--- Start of DATA LINES ---
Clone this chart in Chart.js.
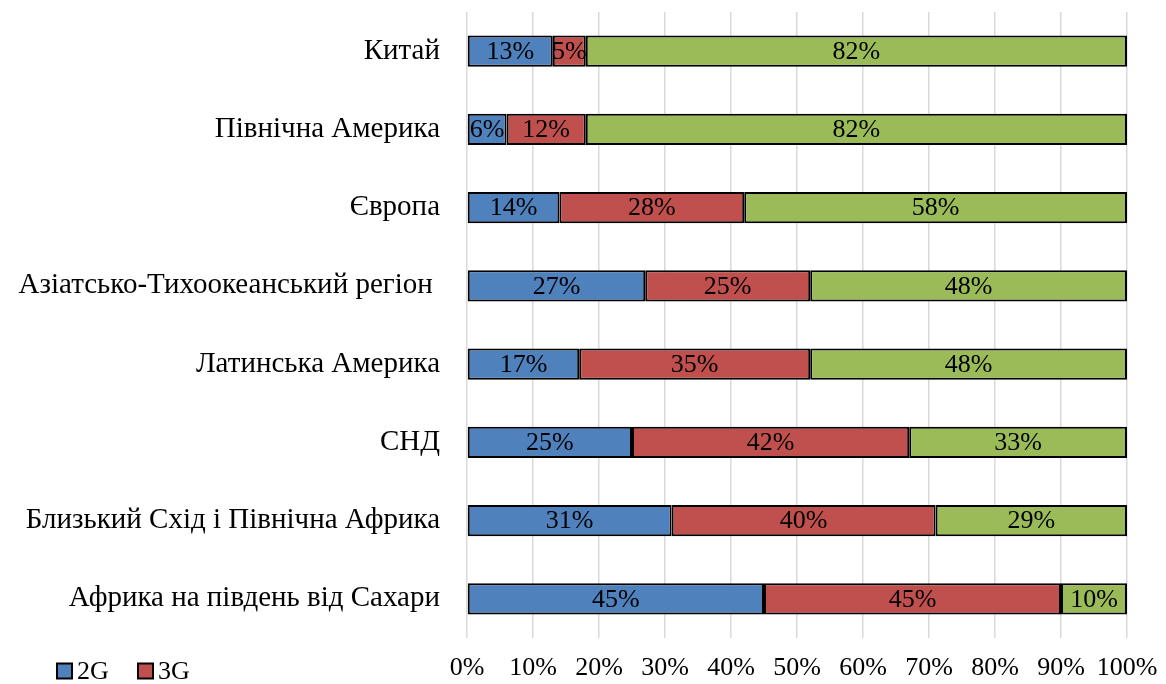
<!DOCTYPE html>
<html>
<head>
<meta charset="utf-8">
<script src="https://cdn.jsdelivr.net/npm/chart.js@4"></script>
<style>
  html, body { margin: 0; padding: 0; background: #fff; }
  #wrap { width: 1166px; height: 684px; }
</style>
</head>
<body>
<div id="wrap"><canvas id="chart" width="1166" height="684"></canvas></div>
<script>
const regions = [
  'Китай',
  'Північна Америка',
  'Європа',
  'Азіатсько-Тихоокеанський регіон ',
  'Латинська Америка',
  'СНД',
  'Близький Схід і Північна Африка',
  'Африка на південь від Сахари'
];
const share2G = [13, 6, 14, 27, 17, 25, 31, 45];
const share3G = [5, 12, 28, 25, 35, 42, 40, 45];
const share4G = [82, 82, 58, 48, 48, 33, 29, 10];
const xTicks = [0, 10, 20, 30, 40, 50, 60, 70, 80, 90, 100];

const FONT = '"Liberation Serif", "Times New Roman", serif';

// draws the % labels in the middle of every bar segment
const barLabels = {
  id: 'barLabels',
  afterDatasetsDraw(chart) {
    const ctx = chart.ctx;
    ctx.save();
    ctx.font = '26px ' + FONT;
    ctx.fillStyle = '#000';
    ctx.textAlign = 'center';
    ctx.textBaseline = 'middle';
    chart.data.datasets.forEach((ds, i) => {
      chart.getDatasetMeta(i).data.forEach((bar, j) => {
        const x = (bar.x + bar.base) / 2;
        ctx.fillText(ds.data[j] + '%', x, bar.y + 1);
      });
    });
    ctx.restore();
  }
};

// legend in the bottom left corner (only 2G and 3G fit in the original)
const cornerLegend = {
  id: 'cornerLegend',
  afterDraw(chart) {
    const ctx = chart.ctx;
    ctx.save();
    ctx.font = '26px ' + FONT;
    ctx.textBaseline = 'middle';
    let x = 57;
    const y = 671;
    chart.data.datasets.slice(0, 2).forEach(ds => {
      ctx.fillStyle = ds.backgroundColor;
      ctx.fillRect(x, y - 7.5, 15, 15);
      ctx.strokeStyle = '#000';
      ctx.lineWidth = 2;
      ctx.strokeRect(x, y - 7.5, 15, 15);
      ctx.fillStyle = '#000';
      ctx.fillText(ds.label, x + 20, y + 1);
      x += 81;
    });
    ctx.restore();
  }
};

const ctx = document.getElementById('chart').getContext('2d');
new Chart(ctx, {
  type: 'bar',
  data: {
    labels: regions,
    datasets: [
      { label: '2G', data: share2G, backgroundColor: '#4F81BD' },
      { label: '3G', data: share3G, backgroundColor: '#C0504D' },
      { label: '4G', data: share4G, backgroundColor: '#9BBB59' }
    ]
  },
  options: {
    indexAxis: 'y',
    responsive: false,
    animation: false,
    layout: { padding: { top: 12, right: 39, bottom: 0, left: 0 } },
    datasets: {
      bar: {
        borderColor: '#000',
        borderWidth: 2,
        borderSkipped: false,
        categoryPercentage: 1,
        barPercentage: 0.4
      }
    },
    plugins: {
      legend: { display: false },
      tooltip: { enabled: false }
    },
    scales: {
      x: {
        stacked: true,
        min: 0,
        max: 100,
        afterBuildTicks: scale => { scale.ticks = xTicks.map(v => ({ value: v })); },
        afterFit: scale => {
          scale.height = 46;
          scale.paddingLeft = 0;
          scale.paddingRight = 0;
        },
        grid: { color: '#d9d9d9', lineWidth: 1.5, drawTicks: false },
        border: { display: false },
        ticks: {
          padding: 15,
          color: '#000',
          maxRotation: 0,
          minRotation: 0,
          autoSkip: false,
          font: { family: FONT, size: 26 },
          callback: v => v + '%'
        }
      },
      y: {
        stacked: true,
        afterFit: scale => {
          scale.width = 467;
          scale.paddingTop = 0;
          scale.paddingBottom = 0;
        },
        grid: { display: false, drawTicks: false },
        border: { display: false },
        ticks: {
          padding: 27,
          color: '#000',
          font: { family: FONT, size: 29 }
        }
      }
    }
  },
  plugins: [barLabels, cornerLegend]
});
</script>
</body>
</html>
--- End of DATA LINES ---
[GIVEN TASK] All of the material above should be reproduced exactly, except the pictures.

[RESPONSE TO THIS EXERCISE]
Clone this chart in Chart.js.
<!DOCTYPE html>
<html>
<head>
<meta charset="utf-8">
<script src="https://cdn.jsdelivr.net/npm/chart.js@4"></script>
<style>
  html, body { margin: 0; padding: 0; background: #fff; }
  #wrap { width: 1166px; height: 684px; }
</style>
</head>
<body>
<div id="wrap"><canvas id="chart" width="1166" height="684"></canvas></div>
<script>
const regions = [
  'Китай',
  'Північна Америка',
  'Європа',
  'Азіатсько-Тихоокеанський регіон ',
  'Латинська Америка',
  'СНД',
  'Близький Схід і Північна Африка',
  'Африка на південь від Сахари'
];
const share2G = [13, 6, 14, 27, 17, 25, 31, 45];
const share3G = [5, 12, 28, 25, 35, 42, 40, 45];
const share4G = [82, 82, 58, 48, 48, 33, 29, 10];
const xTicks = [0, 10, 20, 30, 40, 50, 60, 70, 80, 90, 100];

const FONT = '"Liberation Serif", "Times New Roman", serif';

// draws the % labels in the middle of every bar segment
const barLabels = {
  id: 'barLabels',
  afterDatasetsDraw(chart) {
    const ctx = chart.ctx;
    ctx.save();
    ctx.font = '26px ' + FONT;
    ctx.fillStyle = '#000';
    ctx.textAlign = 'center';
    ctx.textBaseline = 'middle';
    chart.data.datasets.forEach((ds, i) => {
      chart.getDatasetMeta(i).data.forEach((bar, j) => {
        const x = (bar.x + bar.base) / 2;
        ctx.fillText(ds.data[j] + '%', x, bar.y + 1);
      });
    });
    ctx.restore();
  }
};

// legend in the bottom left corner (only 2G and 3G fit in the original)
const cornerLegend = {
  id: 'cornerLegend',
  afterDraw(chart) {
    const ctx = chart.ctx;
    ctx.save();
    ctx.font = '26px ' + FONT;
    ctx.textBaseline = 'middle';
    let x = 57;
    const y = 671;
    chart.data.datasets.slice(0, 2).forEach(ds => {
      ctx.fillStyle = ds.backgroundColor;
      ctx.fillRect(x, y - 7.5, 15, 15);
      ctx.strokeStyle = '#000';
      ctx.lineWidth = 2;
      ctx.strokeRect(x, y - 7.5, 15, 15);
      ctx.fillStyle = '#000';
      ctx.fillText(ds.label, x + 20, y + 1);
      x += 81;
    });
    ctx.restore();
  }
};

const ctx = document.getElementById('chart').getContext('2d');
new Chart(ctx, {
  type: 'bar',
  data: {
    labels: regions,
    datasets: [
      { label: '2G', data: share2G, backgroundColor: '#4F81BD' },
      { label: '3G', data: share3G, backgroundColor: '#C0504D' },
      { label: '4G', data: share4G, backgroundColor: '#9BBB59' }
    ]
  },
  options: {
    indexAxis: 'y',
    responsive: false,
    animation: false,
    layout: { padding: { top: 12, right: 39, bottom: 0, left: 0 } },
    datasets: {
      bar: {
        borderColor: '#000',
        borderWidth: 2,
        borderSkipped: false,
        categoryPercentage: 1,
        barPercentage: 0.4
      }
    },
    plugins: {
      legend: { display: false },
      tooltip: { enabled: false }
    },
    scales: {
      x: {
        stacked: true,
        min: 0,
        max: 100,
        afterBuildTicks: scale => { scale.ticks = xTicks.map(v => ({ value: v })); },
        afterFit: scale => {
          scale.height = 46;
          scale.paddingLeft = 0;
          scale.paddingRight = 0;
        },
        grid: { color: '#d9d9d9', lineWidth: 1.5, drawTicks: false },
        border: { display: false },
        ticks: {
          padding: 15,
          color: '#000',
          maxRotation: 0,
          minRotation: 0,
          autoSkip: false,
          font: { family: FONT, size: 26 },
          callback: v => v + '%'
        }
      },
      y: {
        stacked: true,
        afterFit: scale => {
          scale.width = 467;
          scale.paddingTop = 0;
          scale.paddingBottom = 0;
        },
        grid: { display: false, drawTicks: false },
        border: { display: false },
        ticks: {
          padding: 27,
          color: '#000',
          font: { family: FONT, size: 29 }
        }
      }
    }
  },
  plugins: [barLabels, cornerLegend]
});
</script>
</body>
</html>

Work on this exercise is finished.